Ike had a cool Harley with a sidecar. As postmaster he would have been provided this as a means to deliver parcels between the " post mid ". If the nearest posts were 10 mi and 7mi Ike had to deliver 5mi toward one and 3.5mito the other. He would be a sworn agent of the gov't, issued an ID and badge , pistol, shotgun , rifle, ammunition and a bi- monthly stipend( approx 10$ per day in the time period of the show.Although he was proprietor of a mercantile, his store would have been considered General since you could post and parcel there Prior to having a telephone he would need to visit the nearest telegraph office 3 times a week for "rural pick up". Living on site was required , making his store with a"Post" a "corner' meaning any delivery agent could feed and water himself and his team or his "dob" as needed at no cost. In some areas postmen still refer to mail trucks as "dobs" and gas stations as corners. The gov't had responsibility for the installation of his phone or "drop" and a postal inspector would check weekly to insure that it was in good working order and he would work closely with the local operator to make sure long distance patches made from his drop we're accounted and billed out properly .Ike was the defacto civil air patrol officer for his area and needed to work closely with the local law enforcement and National Guard. Cities and towns would grow around the "post " and to this day there postal locations that predate the founding of the USA.
The first season was the only one in which the opening credits showed live shots of the Walton Family. They are all involved in various activities when John brings a new radio home, and the family stops what they are doing and gather around him.
The "goodnight" routine at the end of each show was an actual activity in creator Earl Hamner, Jr.s home when he was a child. He said the activity would go on until his father finally told them to be quiet. One instance where this activity did not occur was in the two part episode "The Outrage". at the end of part 2, President Roosevelt dies, and the family goes to Charlottesville early in the morning to pay their last respects as the train carrying his body passes by.

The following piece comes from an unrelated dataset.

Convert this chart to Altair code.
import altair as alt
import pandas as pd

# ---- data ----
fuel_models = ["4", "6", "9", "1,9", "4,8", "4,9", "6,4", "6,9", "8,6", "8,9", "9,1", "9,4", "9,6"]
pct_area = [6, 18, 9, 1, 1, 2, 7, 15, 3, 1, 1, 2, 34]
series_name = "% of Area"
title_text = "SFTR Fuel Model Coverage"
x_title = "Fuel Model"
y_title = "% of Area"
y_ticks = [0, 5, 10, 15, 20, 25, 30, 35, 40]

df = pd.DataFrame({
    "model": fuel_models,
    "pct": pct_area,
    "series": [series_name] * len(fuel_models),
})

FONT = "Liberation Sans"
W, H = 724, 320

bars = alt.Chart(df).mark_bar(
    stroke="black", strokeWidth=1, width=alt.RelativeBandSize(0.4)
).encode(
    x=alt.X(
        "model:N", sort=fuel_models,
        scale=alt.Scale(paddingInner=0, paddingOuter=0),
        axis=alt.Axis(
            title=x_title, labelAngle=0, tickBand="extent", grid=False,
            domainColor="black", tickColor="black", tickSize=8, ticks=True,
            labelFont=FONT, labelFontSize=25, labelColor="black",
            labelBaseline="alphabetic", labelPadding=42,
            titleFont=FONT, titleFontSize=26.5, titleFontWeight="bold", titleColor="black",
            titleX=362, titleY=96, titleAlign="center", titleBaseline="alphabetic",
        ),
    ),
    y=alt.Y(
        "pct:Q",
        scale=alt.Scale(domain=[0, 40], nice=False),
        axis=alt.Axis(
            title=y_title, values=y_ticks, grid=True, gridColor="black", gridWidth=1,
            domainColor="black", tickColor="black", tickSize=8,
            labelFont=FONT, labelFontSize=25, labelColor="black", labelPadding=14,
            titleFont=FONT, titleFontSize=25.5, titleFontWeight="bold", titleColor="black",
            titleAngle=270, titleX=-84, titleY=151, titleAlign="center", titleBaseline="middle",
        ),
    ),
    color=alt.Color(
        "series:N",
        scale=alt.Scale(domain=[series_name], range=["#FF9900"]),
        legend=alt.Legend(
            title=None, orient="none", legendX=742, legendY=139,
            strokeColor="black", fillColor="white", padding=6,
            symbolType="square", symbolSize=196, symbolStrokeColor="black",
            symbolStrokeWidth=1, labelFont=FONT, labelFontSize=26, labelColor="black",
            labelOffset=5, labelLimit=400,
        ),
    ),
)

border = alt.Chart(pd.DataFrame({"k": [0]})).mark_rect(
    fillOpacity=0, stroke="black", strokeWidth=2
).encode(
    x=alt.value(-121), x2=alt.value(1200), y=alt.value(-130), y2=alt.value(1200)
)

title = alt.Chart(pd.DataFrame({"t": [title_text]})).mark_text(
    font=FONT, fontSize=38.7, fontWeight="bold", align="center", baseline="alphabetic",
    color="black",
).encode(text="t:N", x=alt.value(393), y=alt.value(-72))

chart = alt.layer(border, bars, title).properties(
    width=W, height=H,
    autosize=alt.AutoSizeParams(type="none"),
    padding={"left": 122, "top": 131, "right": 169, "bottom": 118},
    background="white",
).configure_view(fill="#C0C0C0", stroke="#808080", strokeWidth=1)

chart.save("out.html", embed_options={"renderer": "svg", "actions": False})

This wasn't the first time that Ralph Waite and Richard Thomas played father and son. The two worked together three years earlier in the film Last Summer (1969). Thomas played the role of "Peter" and Waite (uncredited) played his father.
When John Ritter left the show after the 1975-76 season, it was because he was offered the lead role in "Three's Company". He said his only regret in taking the Three's Company role was leaving his role as Reverend Fordwick.
John's truck was a 1929 Ford. His station wagon was a 1940 Plymouth Woody. The car John-Boy had, which he bought from neighbor Hyder Rudge in the season 2 episode "The Car" was a 1930 Ford five window coupe.